● **YOUR TASK**: Quote verbatim everything from the line containing "Emit a Python" down to the line containing "iterations = list(range(21))", with both of those lines included and no others.

● **A run of records**:
** START **

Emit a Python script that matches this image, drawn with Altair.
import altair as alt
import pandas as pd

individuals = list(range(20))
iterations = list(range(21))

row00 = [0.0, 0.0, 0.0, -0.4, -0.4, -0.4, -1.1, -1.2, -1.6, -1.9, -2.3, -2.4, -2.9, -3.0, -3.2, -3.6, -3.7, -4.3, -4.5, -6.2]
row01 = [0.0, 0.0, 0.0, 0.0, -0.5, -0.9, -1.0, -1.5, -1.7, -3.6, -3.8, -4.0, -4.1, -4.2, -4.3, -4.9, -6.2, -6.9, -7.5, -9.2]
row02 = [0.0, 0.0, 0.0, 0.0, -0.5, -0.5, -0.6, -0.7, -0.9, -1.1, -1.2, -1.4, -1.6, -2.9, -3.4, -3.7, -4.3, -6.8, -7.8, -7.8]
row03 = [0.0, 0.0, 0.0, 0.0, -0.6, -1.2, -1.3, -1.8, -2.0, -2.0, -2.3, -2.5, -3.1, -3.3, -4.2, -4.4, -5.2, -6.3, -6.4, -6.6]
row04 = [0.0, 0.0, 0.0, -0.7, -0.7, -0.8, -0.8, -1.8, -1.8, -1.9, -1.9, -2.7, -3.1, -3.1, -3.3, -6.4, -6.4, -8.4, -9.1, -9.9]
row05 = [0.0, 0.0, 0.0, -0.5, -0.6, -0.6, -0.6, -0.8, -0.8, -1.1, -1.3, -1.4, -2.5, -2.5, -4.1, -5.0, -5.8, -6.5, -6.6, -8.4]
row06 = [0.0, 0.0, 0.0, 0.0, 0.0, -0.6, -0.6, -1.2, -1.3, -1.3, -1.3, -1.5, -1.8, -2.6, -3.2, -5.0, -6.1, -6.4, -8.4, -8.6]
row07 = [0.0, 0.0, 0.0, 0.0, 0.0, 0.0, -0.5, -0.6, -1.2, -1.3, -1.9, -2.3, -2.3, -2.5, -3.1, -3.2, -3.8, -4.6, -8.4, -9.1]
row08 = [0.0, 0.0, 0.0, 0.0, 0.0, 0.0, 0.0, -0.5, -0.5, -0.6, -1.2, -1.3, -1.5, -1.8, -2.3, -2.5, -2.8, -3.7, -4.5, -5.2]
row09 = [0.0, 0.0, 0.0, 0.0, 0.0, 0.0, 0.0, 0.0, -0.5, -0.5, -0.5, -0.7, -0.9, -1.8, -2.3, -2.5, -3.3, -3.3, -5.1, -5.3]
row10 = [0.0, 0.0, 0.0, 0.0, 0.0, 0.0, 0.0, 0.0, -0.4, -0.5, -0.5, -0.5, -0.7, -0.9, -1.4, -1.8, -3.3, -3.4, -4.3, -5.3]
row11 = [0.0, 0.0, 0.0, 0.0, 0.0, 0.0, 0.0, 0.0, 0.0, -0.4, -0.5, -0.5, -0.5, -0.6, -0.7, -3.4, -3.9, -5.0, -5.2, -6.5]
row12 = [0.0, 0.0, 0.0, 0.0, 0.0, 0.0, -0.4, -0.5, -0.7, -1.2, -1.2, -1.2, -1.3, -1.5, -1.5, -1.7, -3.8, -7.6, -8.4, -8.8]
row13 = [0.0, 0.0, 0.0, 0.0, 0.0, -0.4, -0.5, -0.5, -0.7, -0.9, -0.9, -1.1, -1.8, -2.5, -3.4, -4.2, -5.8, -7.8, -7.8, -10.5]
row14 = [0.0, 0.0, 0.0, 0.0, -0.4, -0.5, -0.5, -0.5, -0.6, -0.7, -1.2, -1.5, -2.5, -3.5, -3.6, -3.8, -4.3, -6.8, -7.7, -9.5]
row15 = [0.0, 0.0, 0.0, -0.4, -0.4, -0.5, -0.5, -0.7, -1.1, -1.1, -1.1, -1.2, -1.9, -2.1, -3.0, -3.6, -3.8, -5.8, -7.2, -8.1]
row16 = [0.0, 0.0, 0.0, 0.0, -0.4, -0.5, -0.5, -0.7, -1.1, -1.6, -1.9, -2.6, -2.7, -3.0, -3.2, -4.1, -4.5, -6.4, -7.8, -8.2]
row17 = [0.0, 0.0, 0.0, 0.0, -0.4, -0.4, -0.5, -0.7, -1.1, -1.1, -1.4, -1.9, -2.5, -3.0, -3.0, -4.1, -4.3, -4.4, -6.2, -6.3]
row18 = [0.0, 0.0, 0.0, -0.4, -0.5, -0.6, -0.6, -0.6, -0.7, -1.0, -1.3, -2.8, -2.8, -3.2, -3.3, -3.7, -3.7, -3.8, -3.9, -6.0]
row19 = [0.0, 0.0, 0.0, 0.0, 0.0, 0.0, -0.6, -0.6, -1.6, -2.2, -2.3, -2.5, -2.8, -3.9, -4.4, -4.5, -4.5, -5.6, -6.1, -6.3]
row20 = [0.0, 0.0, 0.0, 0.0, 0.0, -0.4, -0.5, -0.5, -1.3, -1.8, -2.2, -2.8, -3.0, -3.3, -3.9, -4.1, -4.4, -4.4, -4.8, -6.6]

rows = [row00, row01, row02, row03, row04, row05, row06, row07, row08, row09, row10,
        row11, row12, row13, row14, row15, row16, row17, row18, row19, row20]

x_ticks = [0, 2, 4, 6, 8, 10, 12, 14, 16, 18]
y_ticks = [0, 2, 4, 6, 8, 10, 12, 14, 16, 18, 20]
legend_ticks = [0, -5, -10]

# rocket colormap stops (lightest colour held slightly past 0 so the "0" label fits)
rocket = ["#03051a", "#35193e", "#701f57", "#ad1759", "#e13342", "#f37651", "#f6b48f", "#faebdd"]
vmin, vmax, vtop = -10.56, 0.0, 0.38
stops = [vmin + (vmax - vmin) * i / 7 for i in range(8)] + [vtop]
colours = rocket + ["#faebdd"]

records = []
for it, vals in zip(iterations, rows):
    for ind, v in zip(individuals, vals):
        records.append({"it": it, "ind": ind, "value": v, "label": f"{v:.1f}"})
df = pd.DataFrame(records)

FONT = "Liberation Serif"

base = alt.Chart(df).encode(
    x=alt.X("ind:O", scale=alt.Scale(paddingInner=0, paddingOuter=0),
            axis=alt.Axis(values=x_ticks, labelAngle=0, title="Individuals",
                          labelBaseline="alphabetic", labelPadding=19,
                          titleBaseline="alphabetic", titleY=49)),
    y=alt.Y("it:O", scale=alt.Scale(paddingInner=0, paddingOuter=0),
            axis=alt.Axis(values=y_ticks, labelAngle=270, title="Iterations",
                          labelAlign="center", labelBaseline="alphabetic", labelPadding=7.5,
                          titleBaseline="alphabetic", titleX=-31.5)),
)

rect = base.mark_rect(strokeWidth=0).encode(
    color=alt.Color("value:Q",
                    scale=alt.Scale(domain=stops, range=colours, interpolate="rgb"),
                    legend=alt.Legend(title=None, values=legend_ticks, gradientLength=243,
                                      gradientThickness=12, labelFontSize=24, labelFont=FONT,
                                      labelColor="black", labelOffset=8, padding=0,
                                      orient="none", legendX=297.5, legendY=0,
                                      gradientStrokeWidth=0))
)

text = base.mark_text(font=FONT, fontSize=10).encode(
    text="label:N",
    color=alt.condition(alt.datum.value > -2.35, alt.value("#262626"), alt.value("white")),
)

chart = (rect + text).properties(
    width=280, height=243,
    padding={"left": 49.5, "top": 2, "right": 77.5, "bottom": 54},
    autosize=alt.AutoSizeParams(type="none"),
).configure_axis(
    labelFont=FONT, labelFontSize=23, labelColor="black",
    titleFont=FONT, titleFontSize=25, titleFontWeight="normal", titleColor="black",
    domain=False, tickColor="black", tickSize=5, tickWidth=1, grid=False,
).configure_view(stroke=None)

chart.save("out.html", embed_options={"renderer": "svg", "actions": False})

** END **
** START **

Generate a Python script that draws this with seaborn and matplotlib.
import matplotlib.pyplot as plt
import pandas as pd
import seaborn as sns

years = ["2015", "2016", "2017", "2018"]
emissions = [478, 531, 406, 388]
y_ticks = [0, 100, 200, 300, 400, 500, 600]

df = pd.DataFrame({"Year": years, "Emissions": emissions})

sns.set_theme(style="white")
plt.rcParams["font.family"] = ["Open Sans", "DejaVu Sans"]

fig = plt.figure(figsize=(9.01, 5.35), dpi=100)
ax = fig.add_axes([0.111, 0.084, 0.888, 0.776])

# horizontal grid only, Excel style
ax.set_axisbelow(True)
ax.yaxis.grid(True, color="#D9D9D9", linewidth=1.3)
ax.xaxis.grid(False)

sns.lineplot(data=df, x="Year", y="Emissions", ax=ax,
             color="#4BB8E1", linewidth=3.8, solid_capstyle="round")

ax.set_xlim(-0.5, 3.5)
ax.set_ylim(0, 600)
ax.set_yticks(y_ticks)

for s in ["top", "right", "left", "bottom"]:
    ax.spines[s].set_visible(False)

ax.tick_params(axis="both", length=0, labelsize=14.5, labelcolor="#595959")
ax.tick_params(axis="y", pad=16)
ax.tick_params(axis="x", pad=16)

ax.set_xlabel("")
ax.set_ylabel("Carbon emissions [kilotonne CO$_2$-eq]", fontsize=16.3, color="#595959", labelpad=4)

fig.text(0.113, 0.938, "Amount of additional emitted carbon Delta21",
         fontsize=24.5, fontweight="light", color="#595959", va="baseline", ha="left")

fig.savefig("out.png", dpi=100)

** END **

● **SOLUTION TO THE PROBLEM**:
Emit a Python script that matches this image, drawn with Altair.
import altair as alt
import pandas as pd

individuals = list(range(20))
iterations = list(range(21))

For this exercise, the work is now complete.